5. Complete the transformer summary table

Fill in every empty cell. 10 marks (1 each)

Type	Turns condition	Voltage effect	Current effect	Real-world example
Step-up
Step-down

Stuck? Revisit the comparison table in Card 1 of the lesson.

Answers — Do not peek before attempting

Q1 — Term–definition match

1.1 transformer • 1.2 primary coil • 1.3 secondary coil • 1.4 step-up transformer • 1.5 step-down transformer • 1.6 laminated iron core • 1.7 eddy currents • 1.8 hysteresis loss • 1.9 flux linkage • 1.10 ideal transformer.

Q2 — True / false with correction

2.1 True. V_s/V_p = N_s/N_p = 2, so V_s = 2V_p.

2.2 False. Transformers only work with AC. DC produces a constant magnetic field in the core, so the flux through the secondary is constant, meaning the rate of change of flux is zero and no emf is induced.

2.3 False. In a step-up transformer V_s > V_p. For an ideal transformer power is conserved (V_pI_p = V_sI_s), so if voltage increases, current decreases: I_s < I_p.

2.4 False. Laminating the core targets eddy current losses (not hysteresis losses). Lamination breaks up large current loops, increasing resistance to eddy currents. Hysteresis losses are reduced by using soft magnetic materials.

2.5 True.

2.6 False. Thicker copper wire reduces resistive (copper/I²R) losses in the coil windings, not eddy current losses. Eddy current losses are reduced by laminating the core.

Q3 — Cloze paragraph

In order: alternating / changing / iron core / Faraday / flux / constant / turns ratio / eddy currents.

Q4.1 — Why AC is required

AC in the primary produces a continuously changing magnetic field in the iron core. By Faraday's Law, a changing magnetic flux through the secondary coil induces an emf. DC produces a constant field (constant flux), giving zero rate of change and therefore zero induced emf in the secondary.

Q4.2 — Function of the iron core

The iron core channels and concentrates the magnetic flux from the primary coil through the secondary coil, maximising flux linkage so that nearly all the changing flux produced by the primary passes through the secondary. It also provides a low-reluctance path for the magnetic field.

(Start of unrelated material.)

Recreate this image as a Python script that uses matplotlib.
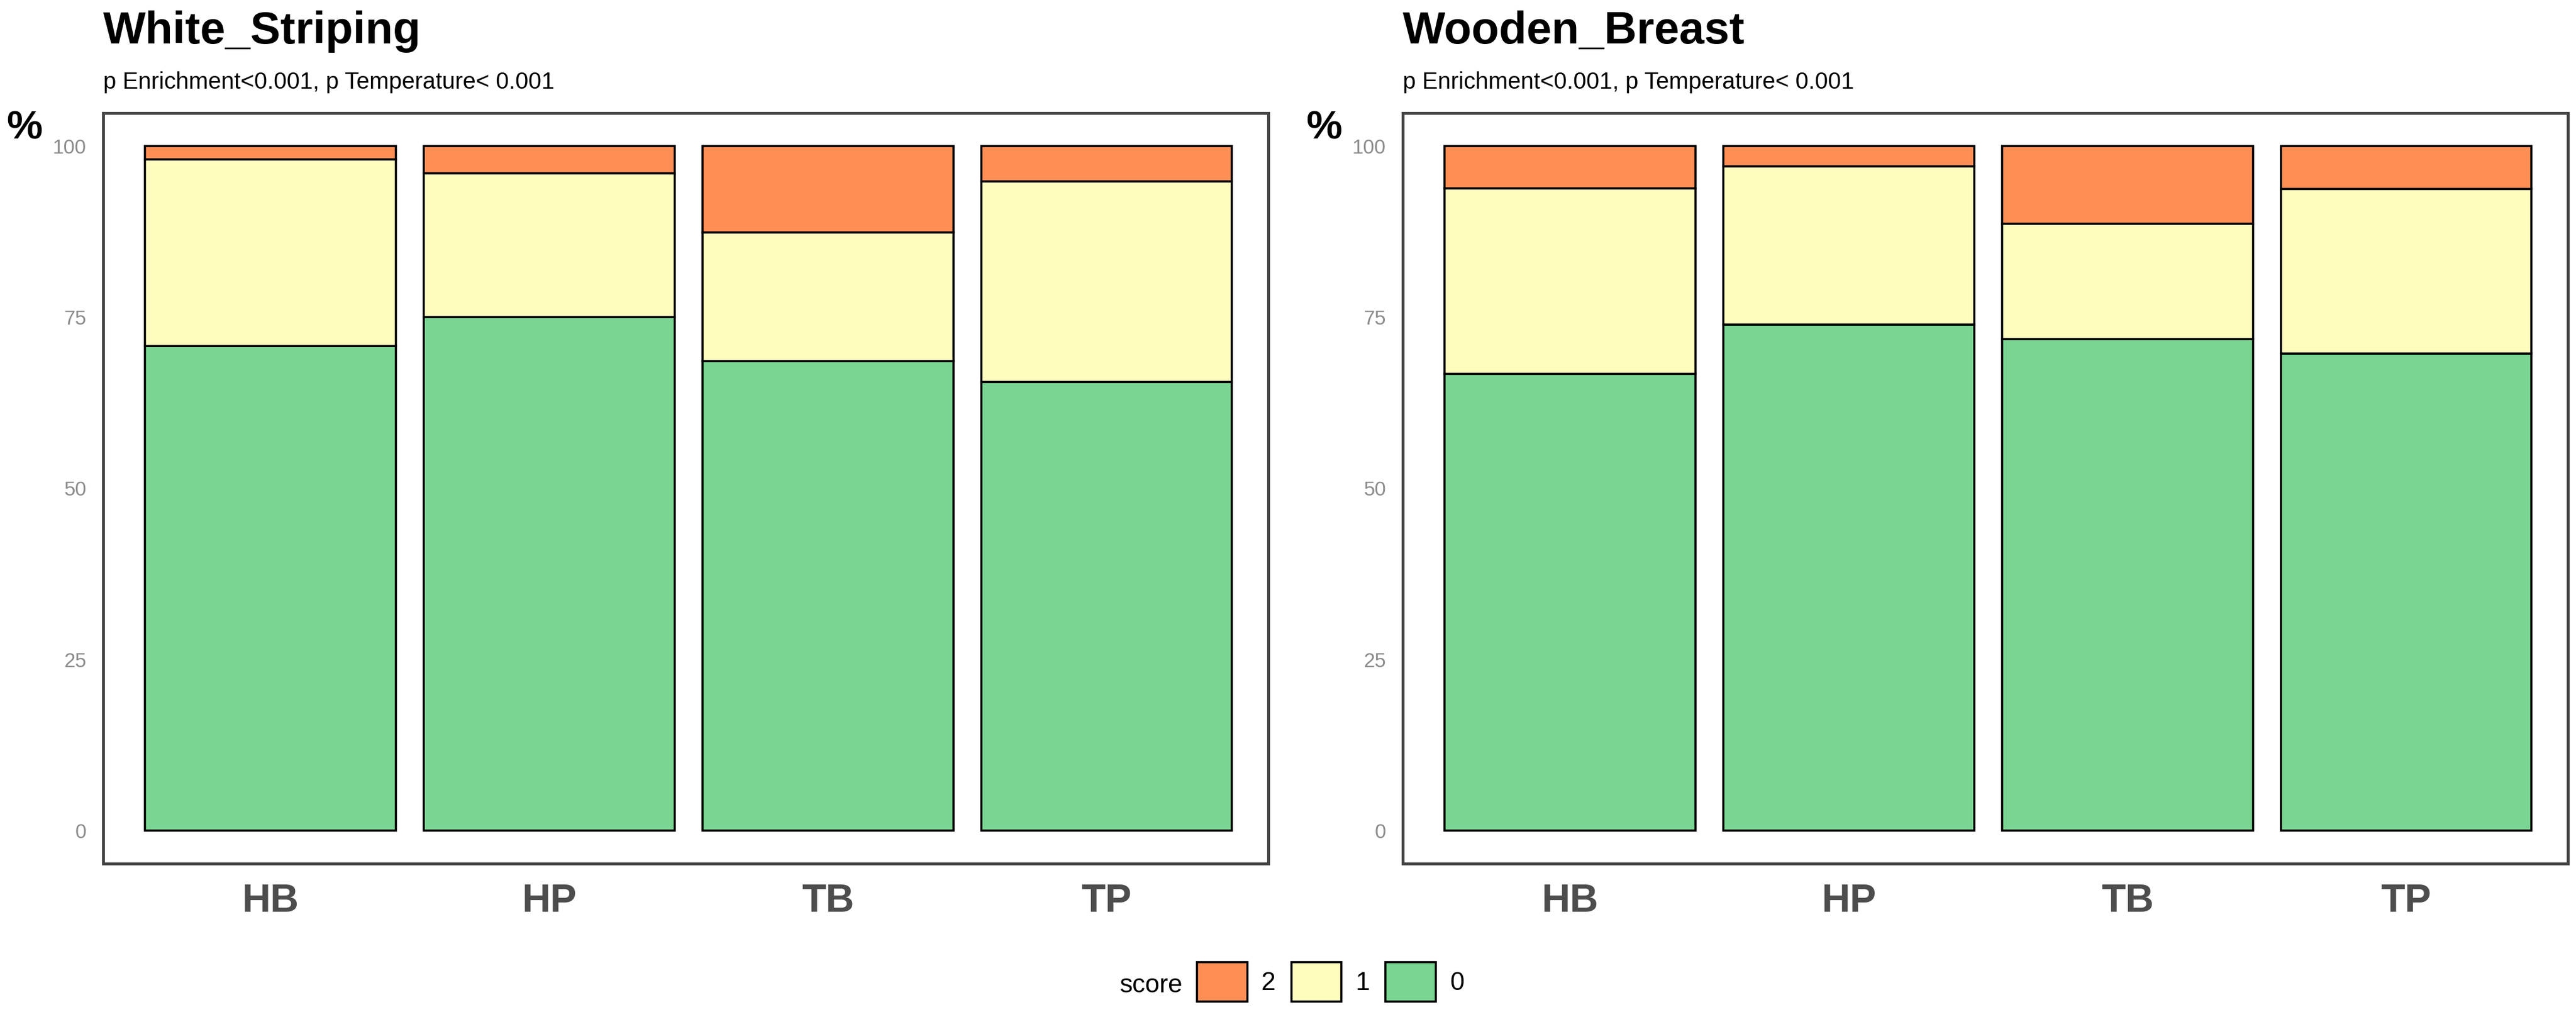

Q4.3 — Transformer equations

Equation 1 (voltage–turns ratio): V_p/V_s = N_p/N_s, where V_p = primary voltage (V), V_s = secondary voltage (V), N_p = number of primary turns, N_s = number of secondary turns.

Equation 2 (power conservation / current ratio): V_pI_p = V_sI_s, or equivalently I_p/I_s = N_s/N_p, where I_p = primary current (A) and I_s = secondary current (A). This holds for an ideal transformer.

Q4.4 — Laminated core and the loss it targets

Laminating the core builds it from many thin sheets of iron, each electrically insulated from its neighbours. This breaks up large eddy current loops into smaller ones in each thin sheet, greatly increasing resistance to eddy currents and so reducing the energy they dissipate as heat. The specific loss targeted is eddy current loss (iron/core loss).

Q5 — Transformer summary table

Step-up: N_s > N_p • V_s > V_p (voltage increases) • I_s < I_p (current decreases) • Example: power station stepping up to transmission voltage (e.g. 25 kV → 330 kV).

Step-down: N_s < N_p • V_s < V_p (voltage decreases) • I_s > I_p (current increases) • Example: substation or phone charger stepping 240 V mains down to 5–12 V.